A hurricane watch was issued for Florida’s central western coast including the Tampa Bay area, where Hillsborough County suspended classes through Thursday to prepare schools to serve as shelters for evacuees. Additional watches for more northern areas along the peninsula’s west coast may be issued, Brown said.
Gov. Ron DeSantis has declared a state of emergency throughout Florida and urged residents to prepare for the storm to lash large swaths of the state with heavy rains, high winds and rising seas.
President Joe Biden also declared an emergency, authorizing the Department of Homeland Security and the Federal Emergency Management Agency, or FEMA, to coordinate disaster relief and provide assistance to protect lives and property. The president postponed a scheduled Sept. 27 trip to Florida because of the storm.
Flash and urban flooding is possible in the Florida Keys and Florida peninsula through midweek, and then heavy rainfall was possible for north Florida, the Florida panhandle and the southeast United States later this week.

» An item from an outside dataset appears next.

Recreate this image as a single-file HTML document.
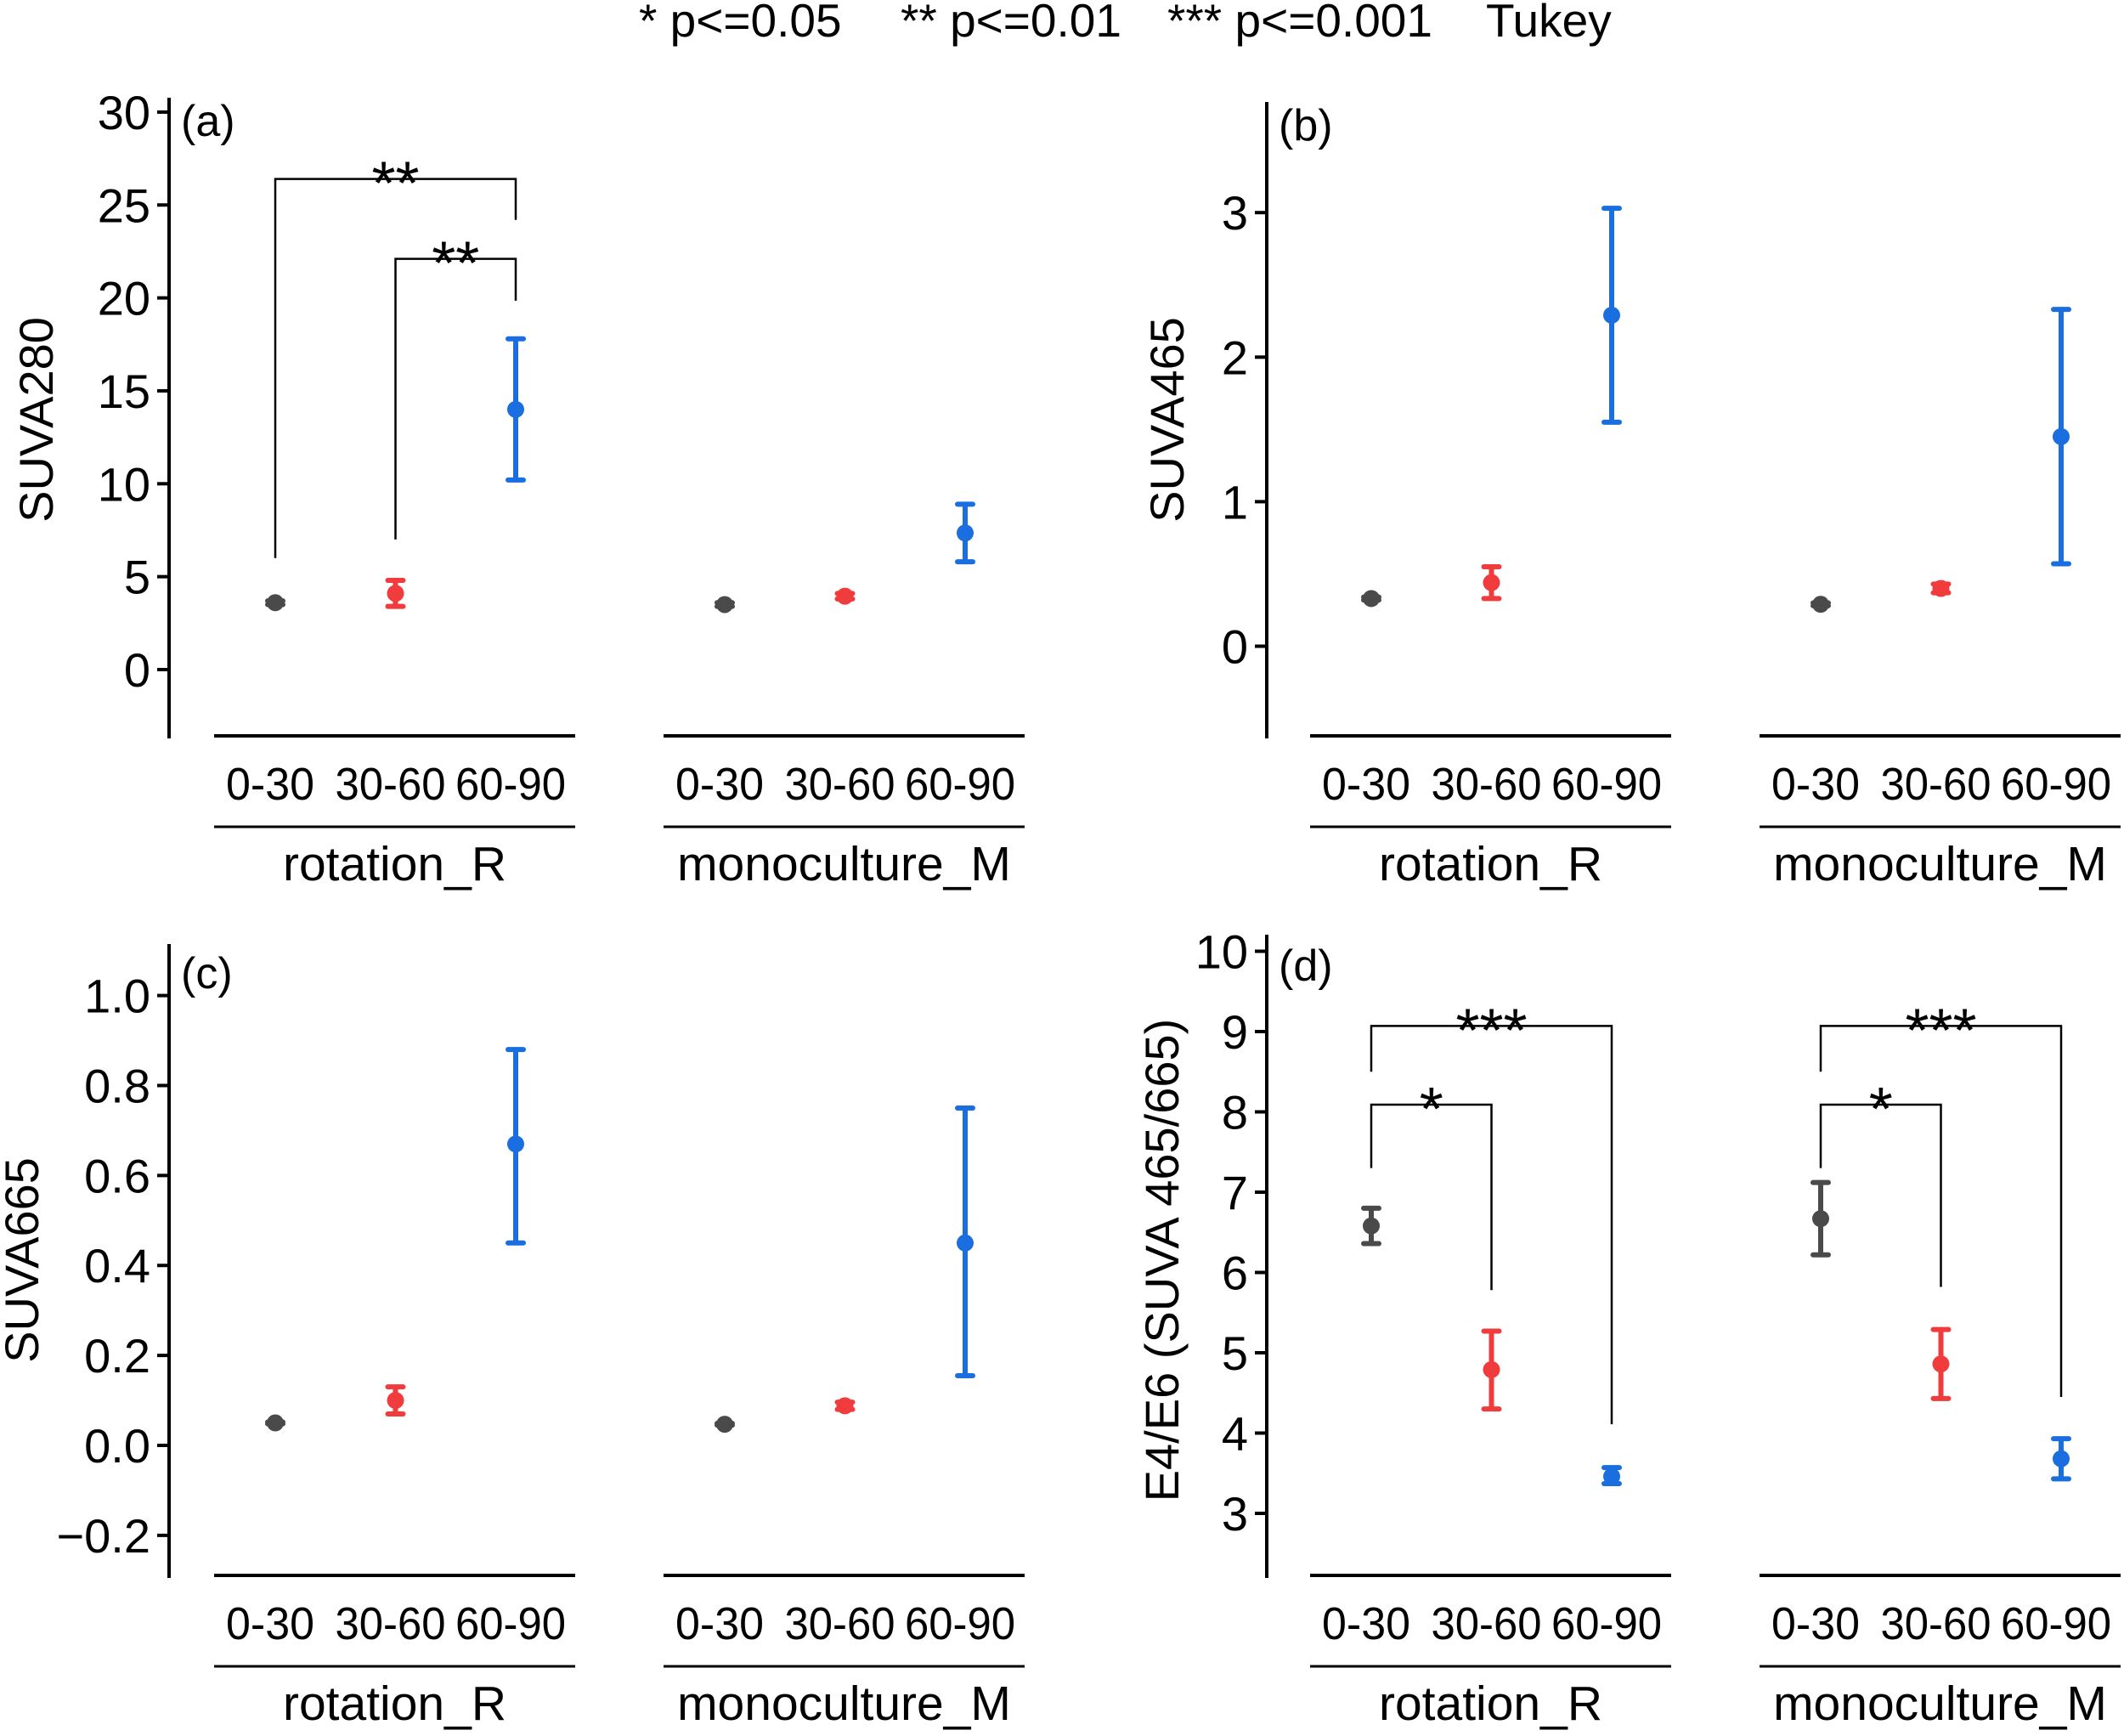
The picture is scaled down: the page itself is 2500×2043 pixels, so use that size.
<!DOCTYPE html>
<html><head><meta charset="utf-8">
<style>
html,body{margin:0;padding:0;background:#fff;}
svg{display:block;font-family:"Liberation Sans",Arial,sans-serif;}
</style></head>
<body>
<svg id="fig" width="2500" height="2043" viewBox="0 0 2500 2043" xmlns="http://www.w3.org/2000/svg">
<g font-size="55" fill="#000">
<text x="752" y="43">* p&lt;=0.05</text>
<text x="1060" y="43">** p&lt;=0.01</text>
<text x="1374" y="43">*** p&lt;=0.001</text>
<text x="1749" y="43">Tukey</text>
</g>
</svg>
<script>
// data
const depths = ["0-30","30-60","60-90"];
const groups = ["rotation_R","monoculture_M"];
const aMean = [3.6,4.1,14.0, 3.5,3.95,7.35];
const aLo   = [3.5,3.4,10.2, 3.4,3.8,5.8];
const aHi   = [3.7,4.8,17.8, 3.6,4.1,8.9];
const aTicks = [0,5,10,15,20,25,30];
const bMean = [0.33,0.44,2.29, 0.29,0.40,1.45];
const bLo   = [0.32,0.33,1.55, 0.28,0.37,0.57];
const bHi   = [0.34,0.55,3.03, 0.30,0.43,2.33];
const bTicks = [0,1,2,3];
const cMean = [0.05,0.10,0.67, 0.047,0.088,0.45];
const cLo   = [0.048,0.07,0.45, 0.045,0.08,0.155];
const cHi   = [0.052,0.13,0.88, 0.049,0.096,0.75];
const cTicks = [-0.2,0.0,0.2,0.4,0.6,0.8,1.0];
const cTickLabels = ["\u22120.2","0.0","0.2","0.4","0.6","0.8","1.0"];
const dMean = [6.58,4.79,3.46, 6.67,4.86,3.68];
const dLo   = [6.36,4.30,3.37, 6.22,4.43,3.43];
const dHi   = [6.80,5.27,3.57, 7.12,5.29,3.93];
const dTicks = [3,4,5,6,7,8,9,10];
// brackets: [fromIdx, toIdx, barValue, leftEnd, rightEnd, label]
const aBrackets = [[0,2,26.4,6.0,24.2,"**"],[1,2,22.1,7.0,19.85,"**"]];
const dBrackets = [[0,2,9.07,8.5,4.11,"***"],[0,1,8.09,7.3,5.78,"*"],[3,5,9.07,8.5,4.45,"***"],[3,4,8.09,7.3,5.82,"*"]];

const colors = ["#4a4a4a","#f03c3c","#1a6ee0"];
const NS = "http://www.w3.org/2000/svg";
const svg = document.getElementById("fig");
function mk(tag, attrs, parent){const e=document.createElementNS(NS,tag);for(const k in attrs)e.setAttribute(k,attrs[k]);(parent||svg).appendChild(e);return e;}

function panel(cfg){
  const g = mk("g",{});
  
  
  const y = v => cfg.y0 - (v - cfg.v0) * cfg.ppu;
  const xs = [0,1,2,3,4,5].map(i => cfg.xl + (i%3)*141.5 + Math.floor(i/3)*529);
  const ax = mk("line",{x1:cfg.ax,x2:cfg.ax,y1:cfg.axTop,y2:cfg.axBot,stroke:"#000","stroke-width":4},g);
  
  
  cfg.ticks.forEach((t,i)=>{
    const tl = mk("line",{x1:cfg.ax-14,x2:cfg.ax,y1:y(t),y2:y(t),stroke:"#000","stroke-width":4},g);
    
    
    const tx = mk("text",{x:cfg.ax-22,y:y(t)+20,"text-anchor":"end","font-size":56},g);
    tx.textContent = cfg.tickLabels ? cfg.tickLabels[i] : String(t);
    
    
  });
  const yt = mk("text",{x:0,y:0,"text-anchor":"middle","font-size":56,transform:`translate(${cfg.titleX},${cfg.titleY}) rotate(-90)`},g);
  yt.textContent = cfg.title;
  
  
  const pl = mk("text",{x:cfg.ax+14,y:cfg.labY,"font-size":52},g);
  pl.textContent = cfg.label;
  
  
  for(let k=0;k<2;k++){
    const x1 = xs[k*3]-72, x2 = xs[k*3+2]+70;
    const l1 = mk("line",{x1:x1,x2:x2,y1:cfg.gl1,y2:cfg.gl1,stroke:"#000","stroke-width":4},g);
    
    
    const l2 = mk("line",{x1:x1,x2:x2,y1:cfg.gl1+107,y2:cfg.gl1+107,stroke:"#000","stroke-width":3},g);
    
    
    for(let j=0;j<3;j++){
      const t = mk("text",{x:xs[k*3+j]-6,y:cfg.gl1+75,"text-anchor":"middle","font-size":54,"textLength":j==0?104:130,"lengthAdjust":"spacingAndGlyphs"},g);
      t.textContent = depths[j];
      
      
    }
    const gt = mk("text",{x:(x1+x2)/2,y:cfg.gl1+170,"text-anchor":"middle","font-size":57},g);
    gt.textContent = groups[k];
    
    
  }
  (cfg.brackets||[]).forEach(b=>{
    const xa=xs[b[0]], xb=xs[b[1]];
    const p = mk("path",{d:`M${xa},${y(b[3])}V${y(b[2])}H${xb}V${y(b[4])}`,fill:"none",stroke:"#000","stroke-width":2.5},g);
    
    
    const s = mk("text",{x:(xa+xb)/2,y:y(b[2])+30,"text-anchor":"middle","font-size":72},g);
    s.textContent = b[5];
    
    
  });
  cfg.mean.forEach((m,i)=>{
    const c = colors[i%3], x = xs[i];
    const eb = mk("path",{d:`M${x},${y(cfg.lo[i])}V${y(cfg.hi[i])}M${x-9},${y(cfg.lo[i])}H${x+9}M${x-9},${y(cfg.hi[i])}H${x+9}`,stroke:c,"stroke-width":6,fill:"none","stroke-linecap":"round"},g);
    
    
    const pt = mk("circle",{cx:x,cy:y(m),r:10,fill:c},g);
    
    
  });
}

panel({name:"panel-a",label:"(a)",title:"SUVA280",titleX:62,titleY:494,ax:199,axTop:115,axBot:869,xl:324,y0:788,v0:0,ppu:21.87,ticks:aTicks,mean:aMean,lo:aLo,hi:aHi,gl1:866,labY:160,brackets:aBrackets});
panel({name:"panel-b",label:"(b)",title:"SUVA465",titleX:1393,titleY:494,ax:1491,axTop:120,axBot:869,xl:1614,y0:760.5,v0:0,ppu:170.1,ticks:bTicks,mean:bMean,lo:bLo,hi:bHi,gl1:866,labY:165});
panel({name:"panel-c",label:"(c)",title:"SUVA665",titleX:45,titleY:1483,ax:199,axTop:1111,axBot:1857,xl:324,y0:1701,v0:0,ppu:529.4,ticks:cTicks,tickLabels:cTickLabels,mean:cMean,lo:cLo,hi:cHi,gl1:1854,labY:1163});
panel({name:"panel-d",label:"(d)",title:"E4/E6 (SUVA 465/665)",titleX:1387,titleY:1483,ax:1491,axTop:1100,axBot:1857,xl:1614,y0:1781,v0:3,ppu:94.5,ticks:dTicks,mean:dMean,lo:dLo,hi:dHi,gl1:1854,labY:1154,brackets:dBrackets});
</script>
</body></html>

But in Monday morning’s forecasts, Tampa and St. Petersburg appeared to be the among the most likely targets for their first direct hit by a major hurricane in a century.
Bob Gualtieri, sheriff of Pinellas County, Florida, which includes St. Petersburg, said in a briefing that no one will be forced to leave even with what are called “mandatory” evacuation orders that are expected to begin Tuesday.
“What it means is, we’re not going to come help you. If you don’t do it, you’re on your own.”
St. Petersburg Mayor Ken Welch urged residents not to ignore any evacuation orders. “This is a very real threat that this storm poses to our community,” Welch said.
The agency has advised Floridians to have hurricane plans in place and monitor updates of the storm’s evolving path.